COMMENTARY: Lives of the saints, lifestyles of the stars

c. 1996 Religion News Service (Frederica Mathewes-Green is a member of the Eastern Orthodox Church. She is the author of the recent book”Real Choices”and a frequent contributor to Christianity Today magazine.) (RNS)-My friend Carolyn’s icon of Mary of Egypt is completed, and on Sunday it was leaning against the brass candlestick on the altar. It […]

c. 1996 Religion News Service

(Frederica Mathewes-Green is a member of the Eastern Orthodox Church. She is the author of the recent book”Real Choices”and a frequent contributor to Christianity Today magazine.)

(RNS)-My friend Carolyn’s icon of Mary of Egypt is completed, and on Sunday it was leaning against the brass candlestick on the altar. It shows a wild woman, fierce, gray hair flying out around a weathered face, her bony arm raised aloft. An old dull-green cloak passes over her left shoulder and under her right arm; it is her only covering.


Mary was a girl of 12 when she left her parents’ home and went to the city of Alexandria, losing herself swiftly in pursuit of debauchery, according to the 18th-century compendium,”Butler’s Lives of the Saints.”She became a singer, an actress, and a sexual athlete of inexhaustible appetite. At the age of 28 she saw pilgrims embarking on a trip to Jerusalem and, with flippant curiosity, decided to tag along.

In Jerusalem she accompanied the crowd to the Church of the Holy Sepulchre, but found herself mysteriously restrained at the door. While the others crowded in, she was unable to move forward. Shaken by this, as the story goes, she withdrew to a corner of the courtyard, and images of her sinful life began to assail her. Glimpsing an icon of the Blessed Virgin, she prayed for help to live a life of penitence.

Fifty years later, about 430 A.D., a monk named Zosimus was spending Lent in the desert beyond the Jordan River when he was startled to see a white-haired human figure. As he approached a voice cried out,”Father Zosimus, I am a woman; throw your mantle to cover me that you may come near me.” Mary told him her story; she had lived alone in the desert, without seeing a human being, since the day she wept outside the church. The first 17 years, she said, had been the hardest. She had been tormented continuously with thoughts of the luxuries she’d once enjoyed, but prayer had sustained her and eventually she found peace.

Mary made Zosimus promise not to tell her story until after her death. They met the following year so she could receive Holy Communion. When Zosimus returned the third year, he found her dead body stretched on the ground. Mary was buried there in the desert. The often-skeptical editor of Butler’s”Lives”pronounces the core of this story”not incredible.” In Carolyn’s icon, Mary is severe and withered, an ideal of the type feminists these days call”the crone.”The wise old woman who has risen above her socially assigned role is viewed as a particularly forceful symbol of women’s power. According to feminist reading, that power is so intimidating in male-dominated culture that the once-revered crone has deteriorated over time into images of evil witches and wicked stepmothers.

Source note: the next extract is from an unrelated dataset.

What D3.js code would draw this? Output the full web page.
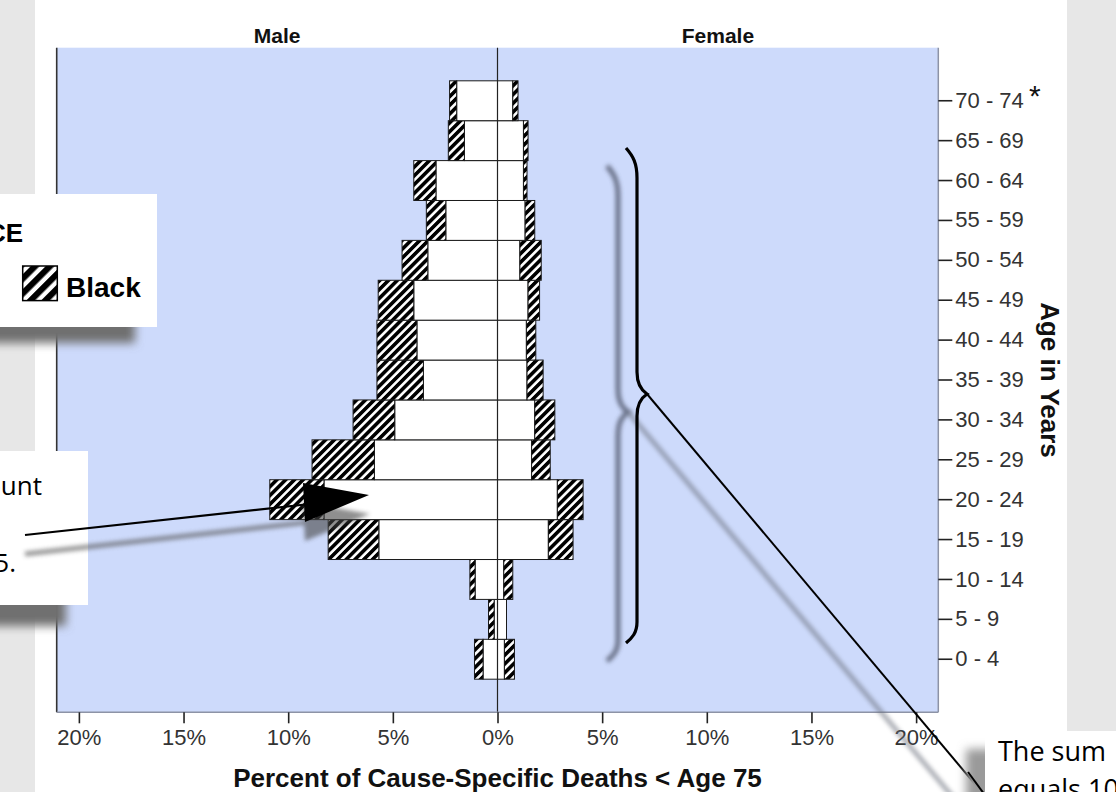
<!DOCTYPE html>
<html>
<head>
<meta charset="utf-8">
<script src="https://cdn.jsdelivr.net/npm/d3@7"></script>
<style>
  html, body { margin: 0; padding: 0; background: #ffffff; overflow: hidden; }
  svg { display: block; }
</style>
</head>
<body>
<svg id="chart" width="1116" height="792"></svg>
<script>
// ---------------- data (percent of cause-specific deaths < age 75) ----------------
const ageGroups   = ["0 - 4","5 - 9","10 - 14","15 - 19","20 - 24","25 - 29","30 - 34","35 - 39","40 - 44","45 - 49","50 - 54","55 - 59","60 - 64","65 - 69","70 - 74"];
const maleOther   = [0.69, 0.16, 1.07, 5.67, 8.29, 5.88, 4.91, 3.54, 3.85, 4.00, 3.33, 2.47, 2.94, 1.58, 1.95];
const maleBlack   = [0.41, 0.27, 0.25, 2.42, 2.59, 2.98, 1.99, 2.22, 1.91, 1.70, 1.23, 0.93, 1.06, 0.77, 0.34];
const femaleOther = [0.33, 0.43, 0.30, 2.43, 2.86, 1.63, 1.78, 1.41, 1.38, 1.46, 1.07, 1.32, 1.24, 1.24, 0.73];
const femaleBlack = [0.48, 0.00, 0.43, 1.18, 1.23, 0.89, 0.96, 0.77, 0.45, 0.55, 1.02, 0.46, 0.17, 0.22, 0.25];
const xTickValues = [-20, -15, -10, -5, 0, 5, 10, 15, 20];
const panelLabels = ["Male", "Female"];
const xTitle = "Percent of Cause-Specific Deaths < Age 75";
const yTitle = "Age in Years";
const legendLabel = "Black";
const legendTitle = "RACE";

// ---------------- layout ----------------
const svg = d3.select("#chart");
const plot = { left: 56.7, right: 938.3, top: 47.7, bottom: 712.3 };
const FONT = "'Liberation Sans', Arial, sans-serif";
const NOTE_FONT = "'Open Sans', 'Noto Sans', sans-serif";

const x = d3.scaleLinear().domain([-21.06, 21.06]).range([plot.left, plot.right]);
const y = d3.scaleBand().domain(ageGroups.slice().reverse())
  .range([plot.top, plot.bottom]).paddingOuter(0.83).paddingInner(0);

const defs = svg.append("defs");
function hatch(id, period, black) {
  const p = defs.append("pattern").attr("id", id).attr("patternUnits", "userSpaceOnUse")
    .attr("width", period).attr("height", period).attr("patternTransform", "rotate(45)");
  p.append("rect").attr("width", period).attr("height", period).attr("fill", "#ffffff");
  p.append("rect").attr("width", black).attr("height", period).attr("fill", "#000000");
}
hatch("hatch", 6.2, 3.6);
hatch("hatchBig", 10.5, 6.2);
function blur(id, sd) {
  defs.append("filter").attr("id", id).attr("x", "-50%").attr("y", "-50%").attr("width", "200%").attr("height", "200%")
    .append("feGaussianBlur").attr("stdDeviation", sd);
}
blur("blur2", 2.2);
blur("blur5", 5);

// page backgrounds
svg.append("rect").attr("x", 0).attr("y", 0).attr("width", 35).attr("height", 792).attr("fill", "#e7e7e7");
svg.append("rect").attr("x", 1067).attr("y", 0).attr("width", 49).attr("height", 731).attr("fill", "#e7e7e7");

// plot area
svg.append("rect").attr("x", plot.left).attr("y", plot.top)
  .attr("width", plot.right - plot.left).attr("height", plot.bottom - plot.top).attr("fill", "#cddafb");

// rows
const rows = ageGroups.map((a, i) => ({
  age: a, mo: maleOther[i], mb: maleBlack[i], fo: femaleOther[i], fb: femaleBlack[i]
}));

const segs = [];
rows.forEach(r => {
  segs.push({ age: r.age, x0: -r.mo, x1: 0, fill: "#ffffff" });
  segs.push({ age: r.age, x0: -(r.mo + r.mb), x1: -r.mo, fill: "url(#hatch)" });
  segs.push({ age: r.age, x0: 0, x1: r.fo, fill: "#ffffff" });
  if (r.fb > 0) segs.push({ age: r.age, x0: r.fo, x1: r.fo + r.fb, fill: "url(#hatch)" });
});

svg.append("g").selectAll("rect").data(segs).join("rect")
  .attr("x", d => x(d.x0)).attr("width", d => x(d.x1) - x(d.x0))
  .attr("y", d => y(d.age)).attr("height", y.bandwidth())
  .attr("fill", d => d.fill).attr("stroke", "#1a1a1a").attr("stroke-width", 1);

// zero line
svg.append("line").attr("x1", x(0)).attr("x2", x(0)).attr("y1", plot.top).attr("y2", plot.bottom)
  .attr("stroke", "#222").attr("stroke-width", 1.2);

// frame lines
svg.append("line").attr("x1", plot.left).attr("x2", plot.left).attr("y1", plot.top).attr("y2", plot.bottom)
  .attr("stroke", "#333").attr("stroke-width", 1.6);

// x axis (bottom)
const xAxis = d3.axisBottom(x).tickValues(xTickValues).tickSize(11).tickPadding(6)
  .tickFormat(d => Math.abs(d) + "%");
const gx = svg.append("g").attr("transform", `translate(0,${plot.bottom})`).call(xAxis);
gx.select(".domain").attr("d", `M${plot.left},0H${plot.right}`).attr("stroke", "#8d93a6").attr("stroke-width", 1.5);
gx.selectAll(".tick line").attr("stroke", "#222").attr("stroke-width", 1.6);
gx.selectAll(".tick text").attr("font-family", FONT).attr("font-size", 22).attr("fill", "#333");

// y axis (right)
const yAxis = d3.axisRight(y).tickSize(14).tickPadding(3);
const gy = svg.append("g").attr("transform", `translate(${plot.right},0)`).call(yAxis);
gy.select(".domain").attr("d", `M0,${plot.top}V${plot.bottom}`).attr("stroke", "#8d93a6").attr("stroke-width", 1.5);
gy.selectAll(".tick line").attr("stroke", "#222").attr("stroke-width", 1.6);
gy.selectAll(".tick text").attr("font-family", FONT).attr("font-size", 22).attr("fill", "#333");

// asterisk next to top label
svg.append("text").attr("x", 1029).attr("y", 106).attr("font-family", FONT).attr("font-size", 30)
  .attr("fill", "#111").text("*");

// panel labels
svg.append("text").attr("x", (x(-21.06) + x(0)) / 2).attr("y", 43).attr("text-anchor", "middle")
  .attr("font-family", FONT).attr("font-weight", "bold").attr("font-size", 21).attr("fill", "#111").text(panelLabels[0]);
svg.append("text").attr("x", (x(0) + x(21.06)) / 2).attr("y", 43).attr("text-anchor", "middle")
  .attr("font-family", FONT).attr("font-weight", "bold").attr("font-size", 21).attr("fill", "#111").text(panelLabels[1]);

// axis titles
svg.append("text").attr("x", x(0)).attr("y", 787).attr("text-anchor", "middle")
  .attr("font-family", FONT).attr("font-weight", "bold").attr("font-size", 26).attr("fill", "#111").text(xTitle);
svg.append("text").attr("transform", `translate(1041,${(plot.top + plot.bottom) / 2}) rotate(90)`)
  .attr("text-anchor", "middle").attr("font-family", FONT).attr("font-weight", "bold").attr("font-size", 26)
  .attr("fill", "#111").text(yTitle);

// ---------------- annotations ----------------
// brace (shadow then brace)
const braceD = "M626,148 C633,156 637,163 637,178 L637,372 C637,384 641,390 647,394 C641,398 637,404 637,416 L637,622 C637,633 632,638 626,643";
svg.append("path").attr("d", braceD).attr("transform", "translate(-19,18)").attr("fill", "none")
  .attr("stroke", "#4a5063").attr("stroke-width", 5).attr("opacity", 0.75).attr("filter", "url(#blur2)");
// callout line shadow
svg.append("line").attr("x1", 628).attr("y1", 412).attr("x2", 968).attr("y2", 815)
  .attr("stroke", "#6a6f7c").attr("stroke-width", 5).attr("opacity", 0.55).attr("filter", "url(#blur2)");
svg.append("path").attr("d", braceD).attr("fill", "none").attr("stroke", "#000").attr("stroke-width", 3.2);
svg.append("line").attr("x1", 647).attr("y1", 394).attr("x2", 990).attr("y2", 802)
  .attr("stroke", "#000").attr("stroke-width", 2);

// bottom-right note box
svg.append("rect").attr("x", 966).attr("y", 749).attr("width", 50).attr("height", 70)
  .attr("fill", "#9a9a9a").attr("filter", "url(#blur5)");
svg.append("rect").attr("x", 985).attr("y", 731).attr("width", 140).attr("height", 70).attr("fill", "#fff");
svg.append("line").attr("x1", 968).attr("y1", 772).attr("x2", 990).attr("y2", 802)
  .attr("stroke", "#000").attr("stroke-width", 2);
svg.append("text").attr("x", 998).attr("y", 761).attr("font-family", NOTE_FONT).attr("font-size", 27)
  .attr("fill", "#000").text("The sum");
svg.append("text").attr("x", 998).attr("y", 799).attr("font-family", NOTE_FONT).attr("font-size", 27)
  .attr("fill", "#000").text("equals 10");

// legend box
svg.append("rect").attr("x", -22).attr("y", 210).attr("width", 157).attr("height", 133)
  .attr("fill", "#6f6f6f").attr("filter", "url(#blur5)");
svg.append("rect").attr("x", -10).attr("y", 194).attr("width", 167).attr("height", 133).attr("fill", "#fff");
svg.append("text").attr("x", 23).attr("y", 242).attr("text-anchor", "end").attr("font-family", FONT)
  .attr("font-weight", "bold").attr("font-size", 26).attr("fill", "#000").text(legendTitle);
svg.append("rect").attr("x", 22.7).attr("y", 266).attr("width", 34.6).attr("height", 34.6)
  .attr("fill", "url(#hatchBig)").attr("stroke", "#000").attr("stroke-width", 1.5);
svg.append("text").attr("x", 66).attr("y", 297).attr("font-family", FONT)
  .attr("font-weight", "bold").attr("font-size", 28).attr("fill", "#000").text(legendLabel);

// left note box with arrow
svg.append("rect").attr("x", -22).attr("y", 470).attr("width", 88).attr("height", 156)
  .attr("fill", "#6f6f6f").attr("filter", "url(#blur5)");
svg.append("rect").attr("x", -10).attr("y", 451).attr("width", 98).attr("height", 154).attr("fill", "#fff");
svg.append("text").attr("x", 42).attr("y", 495).attr("text-anchor", "end").attr("font-family", NOTE_FONT)
  .attr("font-size", 26).attr("fill", "#000").text("account");
svg.append("text").attr("x", 16).attr("y", 572).attr("text-anchor", "end").attr("font-family", NOTE_FONT)
  .attr("font-size", 26).attr("fill", "#000").text("75.");

// arrow shadow
const arrowShadow = svg.append("g").attr("transform", "translate(0,19)").attr("filter", "url(#blur2)").attr("opacity", 0.6);
arrowShadow.append("line").attr("x1", 25).attr("y1", 535).attr("x2", 310).attr("y2", 503)
  .attr("stroke", "#555").attr("stroke-width", 5);
arrowShadow.append("path").attr("d", "M303,483 L370,495 L305,522 Z").attr("fill", "#444");
// arrow
svg.append("line").attr("x1", 25).attr("y1", 535).attr("x2", 310).attr("y2", 504)
  .attr("stroke", "#000").attr("stroke-width", 2.2);
svg.append("path").attr("d", "M303,483 L369,495 L305,522 Z").attr("fill", "#000");
</script>
</body>
</html>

This is new. When I was a young feminist, in the early days of the movement, we never heard about crones. Crones seem to have emerged in the feminist lexicon just about the time that lots of us are looking across our own Jordans at menopause.

Mary is wise and strong, and she could be a feminist icon. But her character was formed in self-abandonment rather than narcissistic self-fulfillment (though one could argue that it is only in self-abandonment that we can ever be truly fulfilled.)

In her book,”Fire with Fire,”Naomi Wolf instructs that the three principles of”power feminism”must be vengeance, money and victory. Mary’s strength is based on vastly different principles. If this venerable crone were to speak today, her message of repentance would probably not be welcome in the feminist camp.


Actresses are as popular now as they were 1,500 years ago, when young Mary trod the boards. I remember reading about how Sharon Stone once addressed the press corps on the subject of politics, her own breasts, and a contorted tale of beating lymph cancer by”positive thinking”and giving up coffee (a tale she recanted after it appeared in print).

The media prefer a spokeswoman like this to a wise old crone for obvious reasons: She’s earnest and silly, has no credentials other than fame, and she’s talking about her breasts.

I’m trying to picture Sharon Stone weeping outside a church. Or to imagine her after 50 years of prayer in the desert. It could happen; it’s happened before. I wish I could reassure her, if she’s ever felt such a call, to follow it. There’s plenty of desert outside Hollywood, only a few day’s walk away. They say the first 17 years are the hardest. Go for it.